### [GOAL OF THE EXERCISE]
Exactly as written, write out the lines below from the first to the one containing "sim_fit = (5.6, 4.83, 65.0, 26.3)", inclusive. Pictures do not belong in the copy.

### [RECORDED INFORMATION]
▼▼▼

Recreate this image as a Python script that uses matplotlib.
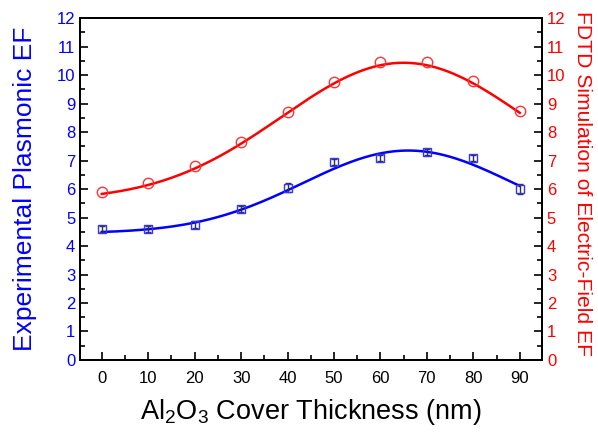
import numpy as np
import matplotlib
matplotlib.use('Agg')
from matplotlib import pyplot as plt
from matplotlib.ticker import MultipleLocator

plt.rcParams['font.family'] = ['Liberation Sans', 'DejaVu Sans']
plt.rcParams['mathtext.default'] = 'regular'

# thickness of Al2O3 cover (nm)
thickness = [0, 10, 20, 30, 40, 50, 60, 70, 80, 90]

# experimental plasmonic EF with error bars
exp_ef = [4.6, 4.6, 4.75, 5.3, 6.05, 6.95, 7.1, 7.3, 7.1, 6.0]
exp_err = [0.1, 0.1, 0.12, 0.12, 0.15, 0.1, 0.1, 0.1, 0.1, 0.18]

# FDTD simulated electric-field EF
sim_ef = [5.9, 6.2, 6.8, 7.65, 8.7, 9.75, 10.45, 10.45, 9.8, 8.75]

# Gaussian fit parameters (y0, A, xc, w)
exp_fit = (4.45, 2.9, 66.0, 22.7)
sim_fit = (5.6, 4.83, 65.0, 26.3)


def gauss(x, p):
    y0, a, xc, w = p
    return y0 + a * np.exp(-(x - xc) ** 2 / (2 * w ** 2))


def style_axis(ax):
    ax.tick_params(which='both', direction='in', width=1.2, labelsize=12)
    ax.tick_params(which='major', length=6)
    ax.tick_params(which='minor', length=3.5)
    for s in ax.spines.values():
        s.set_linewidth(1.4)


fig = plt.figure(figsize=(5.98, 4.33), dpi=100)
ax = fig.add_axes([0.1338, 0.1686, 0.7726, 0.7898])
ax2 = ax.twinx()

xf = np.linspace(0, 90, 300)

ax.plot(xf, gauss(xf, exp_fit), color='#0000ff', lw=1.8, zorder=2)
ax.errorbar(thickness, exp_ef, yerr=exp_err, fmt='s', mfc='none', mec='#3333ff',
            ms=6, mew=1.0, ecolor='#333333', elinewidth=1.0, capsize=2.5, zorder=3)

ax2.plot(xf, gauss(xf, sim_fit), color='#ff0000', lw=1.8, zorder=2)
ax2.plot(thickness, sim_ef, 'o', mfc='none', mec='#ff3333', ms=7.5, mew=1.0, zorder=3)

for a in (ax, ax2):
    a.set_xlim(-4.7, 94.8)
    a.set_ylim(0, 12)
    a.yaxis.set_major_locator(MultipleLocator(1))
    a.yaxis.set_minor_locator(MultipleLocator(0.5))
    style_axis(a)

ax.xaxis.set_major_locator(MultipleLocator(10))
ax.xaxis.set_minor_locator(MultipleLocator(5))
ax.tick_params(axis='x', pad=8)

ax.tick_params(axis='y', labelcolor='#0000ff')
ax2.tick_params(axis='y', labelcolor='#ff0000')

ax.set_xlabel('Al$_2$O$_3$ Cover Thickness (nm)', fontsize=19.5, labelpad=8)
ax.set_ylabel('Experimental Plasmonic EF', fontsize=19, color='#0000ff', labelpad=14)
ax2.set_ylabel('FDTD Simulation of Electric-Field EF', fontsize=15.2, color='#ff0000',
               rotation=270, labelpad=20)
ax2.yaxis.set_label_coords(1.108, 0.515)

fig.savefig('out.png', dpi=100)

▲▲▲

### [FINAL ANSWER]
Recreate this image as a Python script that uses matplotlib.
import numpy as np
import matplotlib
matplotlib.use('Agg')
from matplotlib import pyplot as plt
from matplotlib.ticker import MultipleLocator

plt.rcParams['font.family'] = ['Liberation Sans', 'DejaVu Sans']
plt.rcParams['mathtext.default'] = 'regular'

# thickness of Al2O3 cover (nm)
thickness = [0, 10, 20, 30, 40, 50, 60, 70, 80, 90]

# experimental plasmonic EF with error bars
exp_ef = [4.6, 4.6, 4.75, 5.3, 6.05, 6.95, 7.1, 7.3, 7.1, 6.0]
exp_err = [0.1, 0.1, 0.12, 0.12, 0.15, 0.1, 0.1, 0.1, 0.1, 0.18]

# FDTD simulated electric-field EF
sim_ef = [5.9, 6.2, 6.8, 7.65, 8.7, 9.75, 10.45, 10.45, 9.8, 8.75]

# Gaussian fit parameters (y0, A, xc, w)
exp_fit = (4.45, 2.9, 66.0, 22.7)
sim_fit = (5.6, 4.83, 65.0, 26.3)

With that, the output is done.